Now, to salvage my reputation and credibility, I feel the need to go send personal apologies to the 20-30 people this may have gone out to (and I don’t even know for sure who it went out to or when).

Some sites, thankfully, get it right. LinkedIn, for example, sends a notice after 30 days, in their name (not mine), that the invitation is getting ready to expire.

If I didn’t feel obligated to stay there as an observer, I’d cancel my membership. Get it right, Orkut, if you plan to stick around.

UPDATE: Apparently, Orkut had posted something about this on their news page:

Invitation Problems 4/27/2004

We reported on April 1st that a set of mail problems had been fixed. We have now solved an additional set of issues specifically related to invitations. A large number of invitations that we tried to send in the past either were not delivered correctly, or were unusable. We are now resending those invitations. We have attempted to remove the ones for users who did signup with the service, but there will still be some duplicates.

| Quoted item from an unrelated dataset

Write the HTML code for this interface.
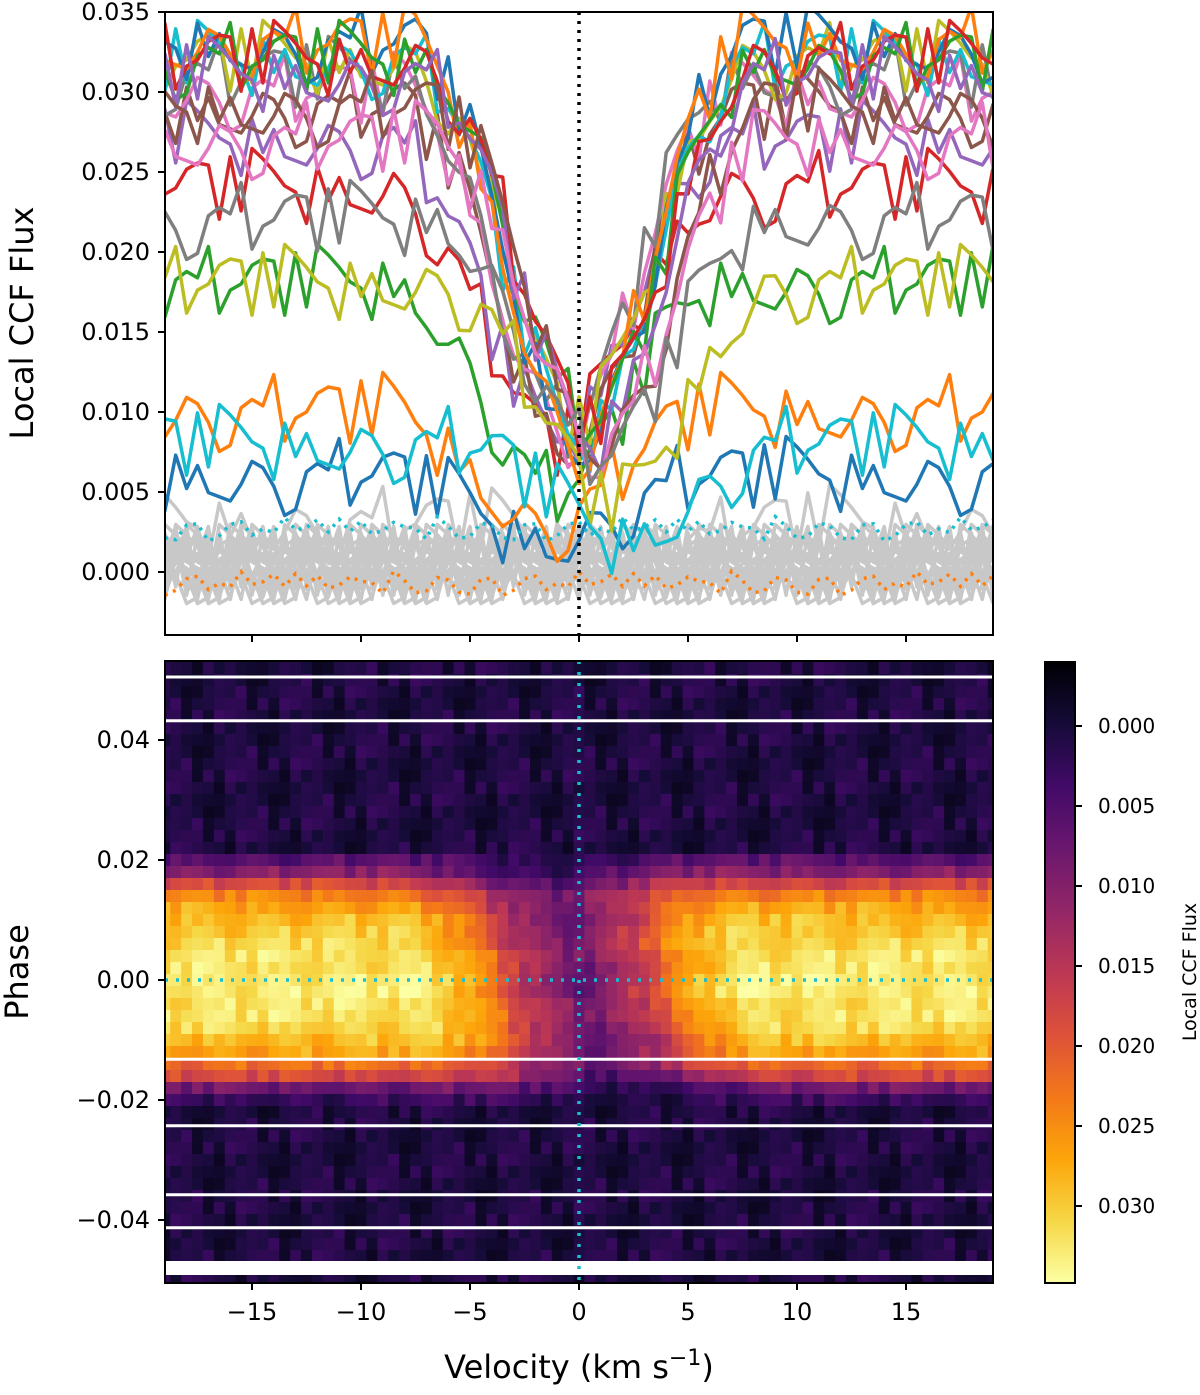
<!DOCTYPE html>
<html><head><meta charset="utf-8"><style>
body{margin:0;background:#fff}
text{font-family:"DejaVu Sans","Liberation Sans",sans-serif;fill:#000}
</style></head><body>
<svg id="fig" width="1200" height="1390" viewBox="0 0 1200 1390" xmlns="http://www.w3.org/2000/svg">
<defs>
<clipPath id="ctop"><rect x="165" y="12" width="828" height="623"/></clipPath>
<clipPath id="cbot"><rect x="165" y="661" width="828" height="622"/></clipPath>
<linearGradient id="cbgrad" x1="0" y1="0" x2="0" y2="1">
<stop offset="0" stop-color="#000004"/><stop offset="0.1" stop-color="#160b39"/><stop offset="0.2" stop-color="#420a68"/><stop offset="0.3" stop-color="#6a176e"/><stop offset="0.4" stop-color="#932667"/><stop offset="0.5" stop-color="#bc3754"/><stop offset="0.6" stop-color="#dd513a"/><stop offset="0.7" stop-color="#f37819"/><stop offset="0.8" stop-color="#fca50a"/><stop offset="0.9" stop-color="#f6d746"/><stop offset="1" stop-color="#fcffa4"/>
</linearGradient>
</defs>
<g id="topPlot"></g>
<g id="botPlot"></g>
<g id="cbar"></g>
</svg>
<script>
const velocities = [];
for (let k = 0; k <= 76; k++) velocities.push(-19 + k * 0.5);
const phases = [0.052,0.050,0.048,0.046,0.044,0.042,0.040,0.038,0.036,0.034,0.032,0.030,0.028,0.026,0.024,0.022,
0.020,0.018,0.016,0.014,0.012,0.010,0.008,0.006,0.004,0.002,0.000,-0.002,-0.004,-0.006,-0.008,-0.010,-0.012,-0.014,-0.016,-0.018,-0.020,
-0.022,-0.024,-0.026,-0.028,-0.030,-0.032,-0.034,-0.036,-0.038,-0.040,-0.042,-0.044,-0.046,-0.048,-0.050];
const continuum = [0.0005,0.0005,0.0005,0.0005,0.0005,0.0005,0.0005,0.0005,0.0005,0.0005,0.0005,0.0005,0.0005,0.0005,0.0005,0.0005,
0.006,0.010,0.018,0.024,0.027,0.029,0.030,0.031,0.032,0.032,0.033,0.033,0.032,0.032,0.031,0.029,0.027,0.022,0.018,0.008,0.003,
0.0005,0.0005,0.0005,0.0005,0.0005,0.0005,0.0005,0.0005,0.0005,0.0005,0.0005,0.0005,0.0005,0.0005,0.0005];
const coreFlux = [0.0005,0.0005,0.0005,0.0005,0.0005,0.0005,0.0005,0.0005,0.0005,0.0005,0.0005,0.0005,0.0005,0.0005,0.0005,0.0005,
0.002,0.003,0.005,0.008,0.008,0.008,0.009,0.009,0.009,0.008,0.008,0.008,0.009,0.009,0.008,0.008,0.008,0.007,0.004,0.002,0.001,
0.0005,0.0005,0.0005,0.0005,0.0005,0.0005,0.0005,0.0005,0.0005,0.0005,0.0005,0.0005,0.0005,0.0005,0.0005];
const lineShift = [0,0,0,0,0,0,0,0,0,0,0,0,0,0,0,0,
-1.5,-1.5,-1,-1,-0.8,-0.6,-0.4,-0.3,-0.1,0,0.1,0.2,0.3,0.5,0.6,0.8,1,1.2,1.5,2,2,
0,0,0,0,0,0,0,0,0,0,0,0,0,0,0];
const dipShape = [1,0.98,0.94,0.88,0.8,0.71,0.62,0.52,0.42,0.33,0.25,0.17,0.11,0.06,0.03,0];
const noise = [0.8,-1.2,0.3,1.5,-0.6,-1.9,0.9,0.1,-0.4,1.8,-1.1,0.5,-1.6,1.2,-0.2,0.7,-1.4,1.9,-0.8,0.2,1.1,-1.7,0.4,-0.3,1.4,-1.0,0.6,-1.5,1.0,-0.5,0.0];
const gapPhases = [0.0505,0.0432,-0.0132,-0.0243,-0.0358,-0.0413];
const xTicks = [-15,-10,-5,0,5,10,15];
const xTickLabels = ["\u221215","\u221210","\u22125","0","5","10","15"];
const yTopTicks = [0,0.005,0.010,0.015,0.020,0.025,0.030,0.035];
const yTopLabels = ["0.000","0.005","0.010","0.015","0.020","0.025","0.030","0.035"];
const phaseTicks = [-0.04,-0.02,0,0.02,0.04];
const phaseLabels = ["\u22120.04","\u22120.02","0.00","0.02","0.04"];
const cbTicks = [0,0.005,0.010,0.015,0.020,0.025,0.030];
const cbLabels = ["0.000","0.005","0.010","0.015","0.020","0.025","0.030"];
const tab10 = ["#1f77b4","#ff7f0e","#2ca02c","#d62728","#9467bd","#8c564b","#e377c2","#7f7f7f","#bcbd22","#17becf"];

const NS = "http://www.w3.org/2000/svg";
const X = v => 579 + (v) * 21.8;
const Yt = f => 572 - f * 16000;
const Yb = p => 980 - p * 6000;
const Yc = f => 726 + f * 16000;
const vmin = -0.004, vmax = 0.0348;
function el(tag, attrs, parent) { const e = document.createElementNS(NS, tag); for (const k in attrs) e.setAttribute(k, attrs[k]); parent.appendChild(e); return e; }
function dipAt(v) { const k = Math.min(15, Math.round(Math.abs(v) * 2)); return dipShape[k]; }
function flux(r, i) {
  const v = velocities[i];
  const base = continuum[r] - (continuum[r] - coreFlux[r]) * dipAt(v - lineShift[r]);
  return base + noise[(i * 7 + r * 11) % 31] * 0.0013;
}
const stops = [[0,[0,0,4]],[0.1,[22,11,57]],[0.2,[66,10,104]],[0.3,[106,23,110]],[0.4,[147,38,103]],[0.5,[188,55,84]],[0.6,[221,81,58]],[0.7,[243,120,25]],[0.8,[252,165,10]],[0.9,[246,215,70]],[1,[252,255,164]]];
function inferno(t) {
  t = Math.max(0, Math.min(1, t));
  for (let k = 1; k < stops.length; k++) if (t <= stops[k][0]) {
    const a = stops[k-1], b = stops[k], u = (t - a[0]) / (b[0] - a[0]);
    const c = a[1].map((x, j) => Math.round(x + (b[1][j] - x) * u));
    return `rgb(${c[0]},${c[1]},${c[2]})`;
  }
  return "rgb(252,255,164)";
}

// ---- top panel
const topG = document.getElementById("topPlot");
const tl = el("g", {"clip-path": "url(#ctop)"}, topG);
let ci = 0;
const order = [];
phases.forEach((p, r) => { if (continuum[r] < 0.004) order.push(r); });
phases.forEach((p, r) => { if (continuum[r] >= 0.004) order.push(r); });
order.forEach(r => {
  const pts = velocities.map((v, i) => X(v).toFixed(1) + "," + Yt(flux(r, i)).toFixed(1)).join(" ");
  const inT = continuum[r] >= 0.004;
  const ln = el("polyline", {points: pts, fill: "none", stroke: inT ? tab10[(ci++) % 10] : "#c8c8c8", "stroke-width": 3.5, "stroke-linejoin": "round"}, tl);
  
  
});
[[16, "#17becf", 0.0022], [36, "#ff7f0e", -0.0012]].forEach(([r, col, off]) => {
  const pts = velocities.map((v, i) => X(v).toFixed(1) + "," + Yt(0.0005 + off + noise[(i * 5 + r) % 31] * 0.0004).toFixed(1)).join(" ");
  const ln = el("polyline", {points: pts, fill: "none", stroke: col, "stroke-width": 3.5, "stroke-dasharray": "3,6"}, tl);
  
  
});
const vz = el("line", {x1: X(0), x2: X(0), y1: 12, y2: 635, stroke: "#000", "stroke-width": 3.5, "stroke-dasharray": "3,6"}, topG);


el("rect", {x: 165, y: 12, width: 828, height: 623, fill: "none", stroke: "#000", "stroke-width": 2}, topG);
xTicks.forEach(v => el("line", {x1: X(v), x2: X(v), y1: 635, y2: 642, stroke: "#000", "stroke-width": 2}, topG));
yTopTicks.forEach((f, k) => {
  el("line", {x1: 158, x2: 165, y1: Yt(f), y2: Yt(f), stroke: "#000", "stroke-width": 2}, topG);
  const t = el("text", {x: 150, y: Yt(f) + 8, "text-anchor": "end", "font-size": 24}, topG);
  t.textContent = yTopLabels[k];
  
  
});
const ytt = el("text", {x: 0, y: 0, "text-anchor": "middle", "font-size": 32, transform: "translate(33,323) rotate(-90)"}, topG);
ytt.textContent = "Local CCF Flux";



// ---- heatmap
const botG = document.getElementById("botPlot");
const hg = el("g", {"clip-path": "url(#cbot)"}, botG);
phases.forEach((p, r) => {
  velocities.forEach((v, i) => {
    const f = flux(r, i);
    const c = el("rect", {x: (X(v) - 5.45).toFixed(2), y: (Yb(p) - 6).toFixed(2), width: 11.4, height: 12.4, fill: inferno((f - vmin) / (vmax - vmin))}, hg);
    
    
  });
});
gapPhases.forEach(p => {
  const g = el("line", {x1: 165, x2: 993, y1: Yb(p), y2: Yb(p), stroke: "#fff", "stroke-width": 3}, hg);
  
  
});
el("rect", {x: 165, y: 1261, width: 828, height: 14, fill: "#fff"}, hg);
const cv = el("line", {x1: X(0), x2: X(0), y1: 661, y2: 1283, stroke: "#17becf", "stroke-width": 3.5, "stroke-dasharray": "3,8"}, botG);


const ch = el("line", {x1: 165, x2: 993, y1: Yb(0), y2: Yb(0), stroke: "#17becf", "stroke-width": 3.5, "stroke-dasharray": "3,8"}, botG);


el("rect", {x: 165, y: 661, width: 828, height: 622, fill: "none", stroke: "#000", "stroke-width": 2}, botG);
xTicks.forEach((v, k) => {
  el("line", {x1: X(v), x2: X(v), y1: 1283, y2: 1290, stroke: "#000", "stroke-width": 2}, botG);
  const t = el("text", {x: X(v), y: 1320, "text-anchor": "middle", "font-size": 24}, botG);
  t.textContent = xTickLabels[k];
  
  
});
phaseTicks.forEach((p, k) => {
  el("line", {x1: 158, x2: 165, y1: Yb(p), y2: Yb(p), stroke: "#000", "stroke-width": 2}, botG);
  const t = el("text", {x: 150, y: Yb(p) + 8, "text-anchor": "end", "font-size": 24}, botG);
  t.textContent = phaseLabels[k];
  
  
});
const xt = el("text", {x: 579, y: 1378, "text-anchor": "middle", "font-size": 32}, botG);
xt.innerHTML = 'Velocity (km s<tspan dy="-13" font-size="22">\u22121</tspan><tspan dy="13">)</tspan>';


const pt = el("text", {x: 0, y: 0, "text-anchor": "middle", "font-size": 32, transform: "translate(28,972) rotate(-90)"}, botG);
pt.textContent = "Phase";



// ---- colorbar
const cbG = document.getElementById("cbar");
el("rect", {x: 1045, y: 662, width: 30, height: 621, fill: "url(#cbgrad)", stroke: "#000", "stroke-width": 2}, cbG);
cbTicks.forEach((f, k) => {
  el("line", {x1: 1075, x2: 1082, y1: Yc(f), y2: Yc(f), stroke: "#000", "stroke-width": 2}, cbG);
  const t = el("text", {x: 1098, y: Yc(f) + 7, "font-size": 20}, cbG);
  t.textContent = cbLabels[k];
  
  
});
const cbt = el("text", {x: 0, y: 0, "text-anchor": "middle", "font-size": 19, transform: "translate(1196,972) rotate(-90)"}, cbG);
cbt.textContent = "Local CCF Flux";


</script>
</body></html>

Hmm… at least this explains it. Still doesn’t make it right. I appreciate them trying to remove the ones who had signed up. But sending the rest of them 90 days later without asking anybody was a bad decision.

There’s a saying: “In business, timing is everything.” What might have been appropriate three months ago isn’t necessarily now. Regardless of the reason for it, Orkut still shouldn’t have sent them out without asking.

9 Comments »

  1. Scott, in the early days of Spoke they also followed this practice. It is why I no longer have a Spoke client on my work station.

    Comment by Dutch Driver — 4/30/2004 @ 6:52 pm

  2. Orkut spams in your name
    After a few quiet months, all of a sudden I’m getting a new spurt of Orkut invitations from friends whose invitations I thought I had already declined. I was wondering why, until I found this explanation on Scott Allen’s weblog:…

    Trackback by Many-to-Many — 5/1/2004 @ 7:25 am

  3. According to the Orkut news page:
    ———————————————————
    Invitation Problems 4/27/2004

    We reported on April 1st that a set of mail problems had been fixed. We have now solved an additional set of issues specifically related to invitations. A large number of invitations that we tried to send in the past either were not delivered correctly, or were unusable. We are now resending those invitations. We have attempted to remove the ones for users who did signup with the service, but there will still be some duplicates.
    ———————————————————
    Personally, I got an IM from a friend who was already on Orkut (and was listed as my friend) saying that he’d gotten an invite from me. We had no clue what was going on or that this was happening to other people.

    Comment by George Hotelling — 5/1/2004 @ 8:38 am

  4. Orkut Reinvites Your Friends Who Didn’t Join
    According to Scott Allen, Orkut has taken it upon themselves to reinvite friends who I originally invited but did not join for one reason or another. I’m posting this mostly because I hope those people will come here first before…

    Trackback by BrainStream — 5/1/2004 @ 9:46 am

  5. You signed up for beta test software and expected it to work perfectly? I think that in that case, you’re the one asking for trouble. There was a technical problem - not a specifically engineered one - and Orkut was doing its best to deal with it.

    Beta test software means it isn’t perfect. If you want perfect software, wait til its out of its test phase.

    Comment by Christopher Schmidt — 5/1/2004 @ 10:41 am

  6. Orkut Reinvites Your Friends Who Didn’t Join
    http://www.thevirtualhandshake.com/blog/2004/04/30/does-orkut-have-absolutely-no-sense-of-social-propriety this is strange. Scott Allen who writes the thevirtualhandshake.com blog is angry coz Orkut has resent his invitations to friends that did …

    Trackback by rtwodtwo — 5/1/2004 @ 11:35 am

  7. I’d love to try Google’s new ORKUT! Can someone send me an invite?I’ll write you a good testimonial. hurls103 at hotmail.com

    Comment by Bry — 5/18/2004 @ 4:57 pm

  8. Maybe someone can invite me to ORKUT!
    I am very eager to join u!
    Thanx!!

    Comment by hah carl — 5/20/2004 @ 6:23 am

  9. Th whole Orkut thing seems like a project to put “elete” folks togeather, ones who do not rub sholders with “little people”.
    How can somthing work when you leave out the people who really do contribute.